Davco’s relationship with the Northern Alberta Institute of Technology (NAIT) in Edmonton has been very fruitful. The trade school developed a math course specific to Davco for the company’s apprentices and any other employees who were interested. Plante says that the company is also pursuing leadership and train-the-trainer programs with the trade school.

NAIT offers local training for three of Davco’s four skilled trades and Plante says the company has been in talks with the school to offer the fourth, the machinist program, locally as well. One possibility is that the school will offer the first three years of the program locally so that apprentices only have to go to Edmonton for their fourth and final year.

While partnering with educational institutions is an important way to address the looming shortage, Plante says that businesses have to take a more proactive role in training as well.

“The apprenticeship programs are industry driven, but we have to go the next step and we have to train the people in-house. We have to be part of the bigger picture, rather than just concentrating on getting the job done.”

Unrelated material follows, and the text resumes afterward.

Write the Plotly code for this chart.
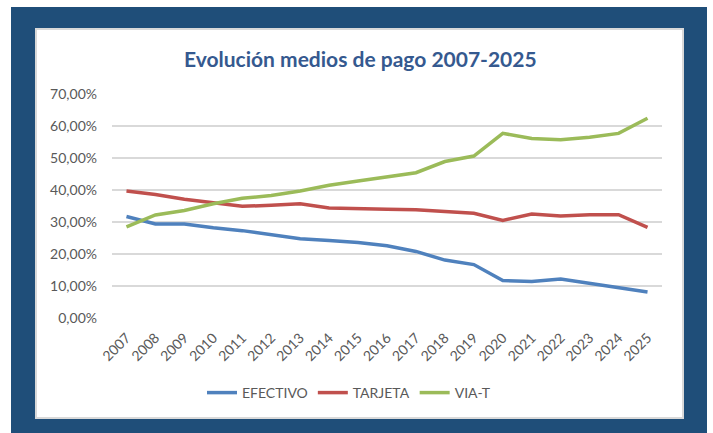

Davco has internal training for all its employees. If a welder wants to take a machinist training course, she’s more than welcome. The company pays for the instructor and employees come in on their own time for the course.

After the training, employees can practice with whatever material is available. Plante says the program is very popular and that employees are quite willing to give up a Saturday to take part.

One of the biggest challenges Davco faces is convincing apprentices and journeymen to leave the larger cities such as Edmonton and Calgary for northern Alberta, says Plante. To overcome that obstacle and convince people to move to smaller communities, far away from urban centres, Plante says that companies, communities and governments need to change people’s preconceptions.

“Once you’re up here you realize we have everything,” she says.